>> Begin Entries supplied

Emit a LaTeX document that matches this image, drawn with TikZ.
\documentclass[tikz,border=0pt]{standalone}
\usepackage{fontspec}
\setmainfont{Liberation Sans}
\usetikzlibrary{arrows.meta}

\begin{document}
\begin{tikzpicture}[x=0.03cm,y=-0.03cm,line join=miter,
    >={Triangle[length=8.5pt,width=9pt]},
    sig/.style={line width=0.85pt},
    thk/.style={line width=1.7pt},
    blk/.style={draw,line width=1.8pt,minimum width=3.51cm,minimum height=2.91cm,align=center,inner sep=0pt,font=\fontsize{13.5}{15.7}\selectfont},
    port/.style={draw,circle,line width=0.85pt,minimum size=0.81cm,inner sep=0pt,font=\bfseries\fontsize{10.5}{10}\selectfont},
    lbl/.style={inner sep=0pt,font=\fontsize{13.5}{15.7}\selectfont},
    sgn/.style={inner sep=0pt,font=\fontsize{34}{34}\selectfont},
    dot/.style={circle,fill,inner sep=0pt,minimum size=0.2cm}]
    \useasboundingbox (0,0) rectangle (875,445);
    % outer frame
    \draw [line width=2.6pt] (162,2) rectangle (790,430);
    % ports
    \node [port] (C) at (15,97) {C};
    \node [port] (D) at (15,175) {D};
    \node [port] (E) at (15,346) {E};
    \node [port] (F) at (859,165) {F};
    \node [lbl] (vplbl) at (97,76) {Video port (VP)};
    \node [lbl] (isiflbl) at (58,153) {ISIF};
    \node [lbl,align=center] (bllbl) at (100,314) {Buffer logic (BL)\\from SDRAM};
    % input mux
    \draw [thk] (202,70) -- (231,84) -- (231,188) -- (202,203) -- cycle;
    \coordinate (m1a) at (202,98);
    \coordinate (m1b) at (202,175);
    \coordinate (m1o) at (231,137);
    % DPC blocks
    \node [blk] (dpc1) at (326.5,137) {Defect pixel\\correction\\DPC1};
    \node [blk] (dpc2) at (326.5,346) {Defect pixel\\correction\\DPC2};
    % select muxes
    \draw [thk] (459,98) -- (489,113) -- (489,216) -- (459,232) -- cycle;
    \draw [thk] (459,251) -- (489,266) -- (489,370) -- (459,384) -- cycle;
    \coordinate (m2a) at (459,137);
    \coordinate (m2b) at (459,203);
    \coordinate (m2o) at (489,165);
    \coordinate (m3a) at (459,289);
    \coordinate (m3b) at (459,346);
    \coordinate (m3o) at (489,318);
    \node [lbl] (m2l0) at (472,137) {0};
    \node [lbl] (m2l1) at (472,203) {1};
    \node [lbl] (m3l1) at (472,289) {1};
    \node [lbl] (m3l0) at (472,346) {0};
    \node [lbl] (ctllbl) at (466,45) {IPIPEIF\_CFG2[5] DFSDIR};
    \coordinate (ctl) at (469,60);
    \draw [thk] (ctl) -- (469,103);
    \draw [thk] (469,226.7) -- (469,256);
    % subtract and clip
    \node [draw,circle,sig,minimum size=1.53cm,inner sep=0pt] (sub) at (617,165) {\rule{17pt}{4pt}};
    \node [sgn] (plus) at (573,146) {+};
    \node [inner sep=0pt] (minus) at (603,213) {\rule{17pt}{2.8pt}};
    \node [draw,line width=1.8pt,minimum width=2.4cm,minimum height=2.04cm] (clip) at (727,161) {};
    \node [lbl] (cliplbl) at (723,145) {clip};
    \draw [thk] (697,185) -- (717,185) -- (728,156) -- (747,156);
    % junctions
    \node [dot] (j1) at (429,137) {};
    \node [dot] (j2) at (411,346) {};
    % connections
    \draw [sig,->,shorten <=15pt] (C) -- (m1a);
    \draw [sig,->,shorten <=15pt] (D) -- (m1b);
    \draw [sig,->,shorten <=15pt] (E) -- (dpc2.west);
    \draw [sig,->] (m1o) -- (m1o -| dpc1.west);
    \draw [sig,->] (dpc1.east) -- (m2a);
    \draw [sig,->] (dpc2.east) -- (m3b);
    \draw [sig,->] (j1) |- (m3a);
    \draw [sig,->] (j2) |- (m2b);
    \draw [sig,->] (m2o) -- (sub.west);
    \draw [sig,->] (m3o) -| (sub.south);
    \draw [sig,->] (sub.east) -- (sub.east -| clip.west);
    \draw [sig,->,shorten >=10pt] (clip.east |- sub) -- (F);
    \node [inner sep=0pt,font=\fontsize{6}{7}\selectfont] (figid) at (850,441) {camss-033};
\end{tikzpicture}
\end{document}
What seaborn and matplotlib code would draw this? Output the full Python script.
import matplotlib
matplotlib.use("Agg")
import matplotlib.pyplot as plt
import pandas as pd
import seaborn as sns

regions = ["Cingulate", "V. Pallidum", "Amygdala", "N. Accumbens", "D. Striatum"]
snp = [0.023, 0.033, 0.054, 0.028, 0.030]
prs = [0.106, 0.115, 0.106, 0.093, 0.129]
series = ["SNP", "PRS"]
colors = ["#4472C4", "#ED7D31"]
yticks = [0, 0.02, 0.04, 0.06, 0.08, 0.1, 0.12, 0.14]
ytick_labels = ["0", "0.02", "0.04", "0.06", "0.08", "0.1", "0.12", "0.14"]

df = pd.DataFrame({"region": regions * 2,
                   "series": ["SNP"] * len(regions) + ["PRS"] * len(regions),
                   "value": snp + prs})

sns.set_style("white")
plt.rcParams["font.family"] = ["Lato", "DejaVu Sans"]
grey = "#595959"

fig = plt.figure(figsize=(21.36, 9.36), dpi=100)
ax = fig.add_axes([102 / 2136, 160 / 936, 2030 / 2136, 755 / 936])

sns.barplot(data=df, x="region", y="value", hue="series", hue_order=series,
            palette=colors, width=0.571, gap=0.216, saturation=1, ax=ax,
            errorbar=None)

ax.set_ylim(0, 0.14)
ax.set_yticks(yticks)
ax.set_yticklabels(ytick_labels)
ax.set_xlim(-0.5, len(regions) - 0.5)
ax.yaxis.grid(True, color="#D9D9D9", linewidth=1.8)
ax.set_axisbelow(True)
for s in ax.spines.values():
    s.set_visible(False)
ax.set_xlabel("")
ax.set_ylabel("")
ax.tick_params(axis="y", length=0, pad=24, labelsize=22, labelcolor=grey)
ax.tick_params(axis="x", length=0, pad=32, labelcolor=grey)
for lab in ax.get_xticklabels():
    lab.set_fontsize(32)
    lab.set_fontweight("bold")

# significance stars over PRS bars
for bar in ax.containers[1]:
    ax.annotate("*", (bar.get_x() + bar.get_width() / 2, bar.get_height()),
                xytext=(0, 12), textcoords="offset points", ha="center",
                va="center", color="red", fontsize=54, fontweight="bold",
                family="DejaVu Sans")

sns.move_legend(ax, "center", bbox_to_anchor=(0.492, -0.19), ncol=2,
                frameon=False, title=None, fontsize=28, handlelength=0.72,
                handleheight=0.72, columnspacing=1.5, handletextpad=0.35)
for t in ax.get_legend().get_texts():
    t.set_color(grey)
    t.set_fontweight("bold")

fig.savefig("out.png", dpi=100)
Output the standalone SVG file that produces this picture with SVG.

>> End Entries supplied

Find the word "that" in the data and copy out each line where it turns up.

Emit a LaTeX document that matches this image, drawn with TikZ.
Output the standalone SVG file that produces this picture with SVG.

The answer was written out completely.